A blind mole may make a long path under the earth with his spades and may say, “I do not know any world but this. I do not know any other life but this. I have dug and dug and this is the only world I have seen and believe in. There is no other world.” But the eagle on the mountain top does not pull out his feathers or pluck out his eyes. He does not not ask for the spades of the mole that he may dig down there in the ground. He says, “Stay under the ground and dig away if you will; I like this mountain crag; I like the air that comes from these mountain tops; I like the sun that shines in the blue sky. You may dig down there if you want to, but I prefer this life; I prefer this air.” And he stays there in his great world on the mountain top.

Materialists may say, “this physical life is all I want. It suits me; I do not believe in the spiritual world. I do not believe in the things that I cannot hear and see and touch.” But when the Sun of Righteousness shines in a believer's soul, when he gets breezes fresh from the Paradise of God, when he gets into communion with saints and the spirits of just men made perfect, he says, “How delighted I am with this atmosphere. This is the great world, and I am content to live here and stay here forever.”

It seems to me that physical life is a kind of seed life. It is a kind of bulb life. It is carried on under the ground.

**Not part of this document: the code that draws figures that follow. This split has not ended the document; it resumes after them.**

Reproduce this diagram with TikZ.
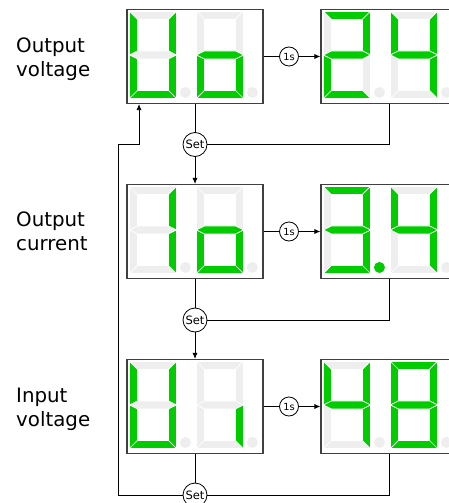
\documentclass[tikz,border=0pt]{standalone}
\usepackage{fontspec}
\setmainfont{DejaVu Sans}
\usepackage{xcolor}
\usetikzlibrary{arrows.meta,positioning}

\definecolor{segon}{RGB}{0,204,0}
\definecolor{segoff}{RGB}{238,238,238}

% segment outlines of one digit, 47 x 87, y pointing down
\newcommand{\sgA}{(0,0) -- (47,0) -- (39,8) -- (8,8) -- cycle}
\newcommand{\sgB}{(47,0) -- (47,43.5) -- (39,39.5) -- (39,8) -- cycle}
\newcommand{\sgC}{(47,43.5) -- (47,87) -- (39,79) -- (39,47.5) -- cycle}
\newcommand{\sgD}{(0,87) -- (8,79) -- (39,79) -- (47,87) -- cycle}
\newcommand{\sgE}{(0,43.5) -- (8,47.5) -- (8,79) -- (0,87) -- cycle}
\newcommand{\sgF}{(0,0) -- (8,8) -- (8,39.5) -- (0,43.5) -- cycle}
\newcommand{\sgG}{(0,43.5) -- (8,39.5) -- (39,39.5) -- (47,43.5) -- (39,47.5) -- (8,47.5) -- cycle}

% one digit: top left corner, lit segments
\newcommand{\digit}[2]{%
  \begin{scope}[shift={#1}]
    \foreach \s in {A,B,C,D,E,F,G} \filldraw[seg, fill=segoff] \csname sg\s\endcsname;
    \foreach \s in {#2} \filldraw[seg, fill=segon] \csname sg\s\endcsname;
  \end{scope}}

% two digits and their dots inside a display box
\newcommand{\readout}[5]{%
  \begin{scope}[shift={(#1.north west)}]
    \digit{(3,2.5)}{#2}
    \fill[#3] (59,83.5) circle (5.5);
    \digit{(70,2.5)}{#4}
    \fill[#5] (126,83.5) circle (5.5);
  \end{scope}}

\begin{document}
\begin{tikzpicture}[x=1pt, y=-1pt,
      disp/.style={draw=black!75, line width=1.1pt, fill=white, minimum width=136, minimum height=94, inner sep=0pt},
      seg/.style={draw=white, line width=0.7pt},
      lbl/.style={anchor=west, align=left, inner sep=0pt, font=\fontsize{19.8}{24}\selectfont},
      tmr/.style={circle, draw, line width=0.8pt, fill=white, minimum size=19, inner sep=0pt, font=\fontsize{9.8}{10}\selectfont},
      setbtn/.style={circle, draw, line width=0.8pt, fill=white, minimum size=24, inner sep=0pt, font=\fontsize{11.5}{12}\selectfont},
      ln/.style={line width=0.8pt},
      arr/.style={-{Latex[length=6pt, width=5pt]}, line width=0.8pt}]
    \clip (0,0) rectangle (449,503);
    % row labels
    \node[lbl] (lbUo) at (16,59.5) {Output\\voltage};
    \node[lbl] (lbIo) at (16,231) {Output\\current};
    \node[lbl] (lbUi) at (16,409.4) {Input\\voltage};
    % display boxes
    \node[disp] (uoL) at (195,56.5) {};
    \node[disp] (uoR) at (389,56.5) {};
    \node[disp] (ioL) at (195,231.5) {};
    \node[disp] (ioR) at (389,231.5) {};
    \node[disp] (uiL) at (195,406.5) {};
    \node[disp] (uiR) at (389,406.5) {};
    \readout{uoL}{B,C,D,E,F}{segoff}{C,D,E,G}{segoff}
    \readout{uoR}{A,B,D,E,G}{segoff}{B,C,F,G}{segoff}
    \readout{ioL}{B,C}{segoff}{C,D,E,G}{segoff}
    \readout{ioR}{A,B,C,D,G}{segon}{B,C,F,G}{segoff}
    \readout{uiL}{B,C,D,E,F}{segoff}{C}{segoff}
    \readout{uiR}{B,C,F,G}{segoff}{A,B,C,D,E,F,G}{segoff}
    % timers and set buttons
    \node[tmr] (t1) at (289,56.5) {1s};
    \node[tmr] (t2) at (289,231.5) {1s};
    \node[tmr] (t3) at (289,406.5) {1s};
    \node[setbtn] (s1) at (195,144.5) {Set};
    \node[setbtn] (s2) at (195,320) {Set};
    \node[setbtn] (s3) at (195,495) {Set};
    \coordinate (fbA) at (118,144.5);
    \coordinate (fbB) at (139,144.5);
    % connectors
    \draw[ln] (uoL) -- (t1);  \draw[arr] (t1) -- (uoR);
    \draw[ln] (ioL) -- (t2);  \draw[arr] (t2) -- (ioR);
    \draw[ln] (uiL) -- (t3);  \draw[arr] (t3) -- (uiR);
    \draw[ln] (uoL) -- (s1);  \draw[ln] (uoR) |- (s1);  \draw[arr] (s1) -- (ioL);
    \draw[ln] (ioL) -- (s2);  \draw[ln] (ioR) |- (s2);  \draw[arr] (s2) -- (uiL);
    \draw[ln] (uiL) -- (s3);  \draw[ln] (uiR) |- (s3);
    \draw[arr] (s3) -| (fbA) -- (fbB) -- (fbB |- uoL.south);
  \end{tikzpicture}
\end{document}
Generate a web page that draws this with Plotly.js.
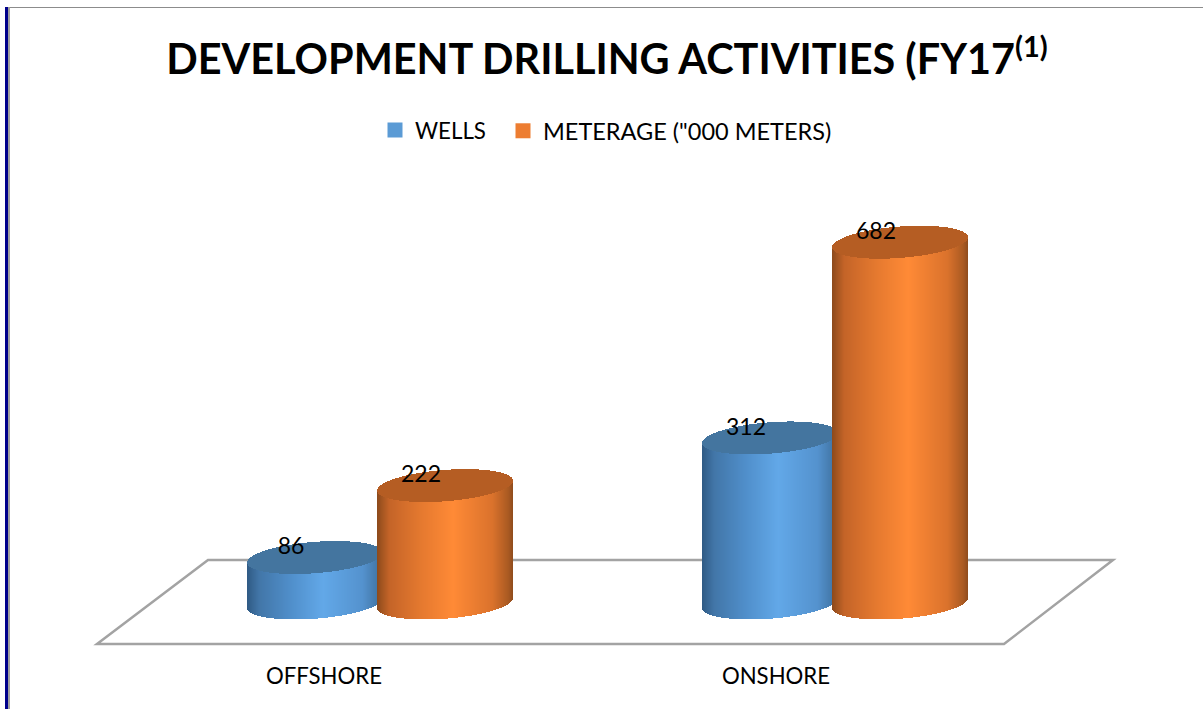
<!DOCTYPE html>
<html>
<head>
<meta charset="utf-8">
<script src="https://cdn.plot.ly/plotly-3.0.1.min.js"></script>
<style>html,body{margin:0;padding:0;background:#fff;overflow:hidden}#chart{width:1203px;height:709px}</style>
</head>
<body>
<div id="chart"></div>
<script>
// ---- data ----
var categories = ["OFFSHORE", "ONSHORE"];
var wells = [86, 312];
var meterage = [222, 682];
var seriesNames = ["WELLS", 'METERAGE ("000 METERS)'];
var chartTitle = "DEVELOPMENT DRILLING ACTIVITIES (FY17<sup>(1)</sup>";

// ---- geometry of the pseudo 3D look ----
var W = 1203, H = 709, B = 48, PH = H - B;
var PX_PER_CAT = 455, GROUP0_PX = 380, ZERO_PX = 603, PX_PER_UNIT = 0.529;
var HALF = 68, SHEAR = 5, RY = 15.7, DX = 65;
var LABEL_DX = -24, LABEL_DY = 9;

function xData(px) { return (px - GROUP0_PX) / PX_PER_CAT; }
function xPaper(px) { return px / W; }
function yPaper(py) { return (PH - py) / PH; }

function mix(stops, t) {
  for (var i = 1; i < stops.length; i++) {
    if (t <= stops[i][0]) {
      var a = stops[i - 1], b = stops[i], f = (t - a[0]) / (b[0] - a[0]);
      var c = [0, 1, 2].map(function (j) { return Math.round(a[1][j] + (b[1][j] - a[1][j]) * f); });
      return "rgba(" + c.join(",") + ",0.999)";
    }
  }
  return "rgba(" + stops[stops.length - 1][1].join(",") + ",0.999)";
}

var blueStops = [[-1, [47, 90, 131]], [-0.82, [66, 118, 168]], [-0.35, [80, 143, 203]], [0.12, [98, 168, 232]], [0.7, [84, 146, 206]], [0.93, [66, 118, 166]], [1.01, [52, 96, 138]]];
var orangeStops = [[-1, [140, 74, 28]], [-0.82, [196, 100, 40]], [-0.35, [229, 121, 47]], [0.12, [255, 138, 54]], [0.7, [218, 114, 44]], [0.93, [170, 90, 34]], [1.01, [138, 74, 28]]];

function cylinder(values, dirPx, stops, capColor) {
  var body = { x: [], y: [], base: [], c: [] }, cap = { x: [], y: [], base: [] };
  values.forEach(function (v, i) {
    var cx = GROUP0_PX + i * PX_PER_CAT + dirPx;
    for (var k = -HALF; k < HALF; k++) {
      var t = (k + 0.5) / HALF;
      var arc = RY * Math.sqrt(1 - t * t) / PX_PER_UNIT;
      var sh = SHEAR * t / PX_PER_UNIT;
      var x = xData(cx + k + 0.5);
      body.x.push(x); body.base.push(sh - arc); body.y.push(v); body.c.push(mix(stops, t));
      cap.x.push(x); cap.base.push(v + sh - arc); cap.y.push(2 * arc);
    }
  });
  var w = 1 / PX_PER_CAT;
  return [
    { type: "bar", x: body.x, y: body.y, base: body.base, width: w, showlegend: false, hoverinfo: "skip",
      marker: { color: body.c, line: { width: 0 } } },
    { type: "bar", x: cap.x, y: cap.y, base: cap.base, width: w, showlegend: false, hoverinfo: "skip",
      marker: { color: capColor, line: { width: 0 } } }
  ];
}

var traces = []
  .concat(cylinder(wells, -DX, blueStops, "rgba(68,117,159,0.999)"))
  .concat(cylinder(meterage, DX, orangeStops, "rgba(181,93,35,0.999)"));

// legend entries
traces.push({ type: "scatter", mode: "markers", x: [null], y: [null], name: seriesNames[0], legend: "legend",
  marker: { color: "#5b9bd5", symbol: "square", size: 15 }, hoverinfo: "skip", showlegend: true });
traces.push({ type: "scatter", mode: "markers", x: [null], y: [null], name: seriesNames[1], legend: "legend2",
  marker: { color: "#ed7d31", symbol: "square", size: 15 }, hoverinfo: "skip", showlegend: true });

// value labels
var labelX = [], labelY = [], labelT = [];
[[wells, -DX], [meterage, DX]].forEach(function (s) {
  s[0].forEach(function (v, i) {
    labelX.push(i + (s[1] + LABEL_DX) / PX_PER_CAT);
    labelY.push(v + LABEL_DY / PX_PER_UNIT);
    labelT.push(String(v));
  });
});
traces.push({ type: "scatter", mode: "text", x: labelX, y: labelY, text: labelT, textposition: "middle center",
  textfont: { family: "Lato, sans-serif", size: 23, color: "#000" }, showlegend: false, hoverinfo: "skip", cliponaxis: false });

var layout = {
  width: W, height: H,
  margin: { l: 0, r: 0, t: 0, b: B, pad: 0 },
  paper_bgcolor: "#fff", plot_bgcolor: "rgba(0,0,0,0)",
  barmode: "overlay", bargap: 0,
  font: { family: "Lato, sans-serif", color: "#000" },
  title: { text: chartTitle, x: 607 / W, xanchor: "center", y: 1 - 60 / H, yanchor: "middle",
           font: { family: "Lato, sans-serif", size: 41.4, color: "#000", weight: 700 } },
  legend: { orientation: "h", x: 375 / W, xanchor: "left", y: yPaper(109), yanchor: "top",
            font: { family: "Lato, sans-serif", size: 22.3, color: "#000" }, itemclick: false, itemdoubleclick: false },
  legend2: { orientation: "h", x: 503 / W, xanchor: "left", y: yPaper(109), yanchor: "top",
            font: { family: "Lato, sans-serif", size: 23.5, color: "#000" }, itemclick: false, itemdoubleclick: false },
  xaxis: { type: "linear", range: [xData(0), xData(W)], tickmode: "array",
           tickvals: [xData(324), xData(776)], ticktext: categories, showgrid: false, zeroline: false, showline: false,
           ticks: "", tickfont: { family: "Lato, sans-serif", size: 22.2, color: "#000" }, fixedrange: true },
  yaxis: { type: "linear", range: [-(PH - ZERO_PX) / PX_PER_UNIT, ZERO_PX / PX_PER_UNIT], visible: false, fixedrange: true },
  shapes: [
    { type: "path", layer: "below", xref: "paper", yref: "paper",
      path: "M " + xPaper(208) + " " + yPaper(560) + " L " + xPaper(1113) + " " + yPaper(560) + " L " + xPaper(1004) + " " + yPaper(644) + " L " + xPaper(97) + " " + yPaper(644) + " Z",
      line: { color: "#a3a3a3", width: 2.5 }, fillcolor: "#fff" },
    { type: "line", layer: "below", xref: "paper", yref: "paper", x0: xPaper(5), x1: xPaper(W), y0: yPaper(7.5), y1: yPaper(7.5), line: { color: "#8c8c8c", width: 1 } },
    { type: "rect", layer: "below", xref: "paper", yref: "paper", x0: xPaper(8), x1: xPaper(10), y0: yPaper(7), y1: yPaper(H), line: { width: 0 }, fillcolor: "#a0a0a0" },
    { type: "rect", layer: "below", xref: "paper", yref: "paper", x0: xPaper(5), x1: xPaper(8), y0: yPaper(7), y1: yPaper(H), line: { width: 0 }, fillcolor: "#00008b" }
  ]
};

Plotly.newPlot("chart", traces, layout, { displayModeBar: false, staticPlot: true });
</script>
</body>
</html>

And the great spiritual life which God has given us is in the life above the soil.

Suppose the bulb of a tuberose in your garden in the spring of the year should say: “Here I am, this is a comfortable place; it is warm here. I am afraid to go up into the air, I am afraid the frosts will bite me, the cold will chill me. I am afraid that someone will trample upon me, someone will bruise me and crush me if I come up. I am afraid the sun will wither my blades of beauty; I will just hide my life, I will cover myself up and hide all my beauty here.” What would the gardener say? He would say, “See that bulb there; I thought it was going to be a good bulb; I thought I was going to have a nice flower from it, and a beautiful sweet aroma. Take the bulb up and throw it away; it is dying, it is dead.”

Here we are, beginning a wonderful, and an eternal existence; here we are planted in this soil a little while, and the eternal God knows the great beauty we can have, and the great glory that will come to us if we will push up. But if we say, “I am afraid to be spiritual, I am afraid to give up all to my gardener, I am afraid that the little troubles, the little sorrows, and the difficulties that will come upon me will injure me, if I yield myself unto my God entirely, I am afraid the frost will bite me or the hot winds will curl me up, I will cover myself up; I will hide here,” God will say, “I thought that was a good bulb, I thought I was going to have a sweet flower; cast the bulb out; it has brought me no flower; it has brought me no beauty; it has brought me no sweetness; it has brought me no fruit. Cast it out; it has been a worthless plant.”

Push up, according to God’s plan. Let us rise into the spiritual; let us take hold personally of the blessed Holy Spirit. Let us rise above these temporal things, and get the dews from heaven and the sunlight of God on leaf and flower. And it will be only a little while until the Lord God will look down from heaven and say to his gardener: 'This is a

beautiful plant; it has a beautiful flower; this plant has bloomed long enough in that little world; dig it up with an angel’s spade, and transplant it into my heavenly kingdom by the river of Life that flows by the throne of God.” And the angel will transplant us into the heavenly world where we will see the glory of God, and enjoy the Lord and his saints forever, amen.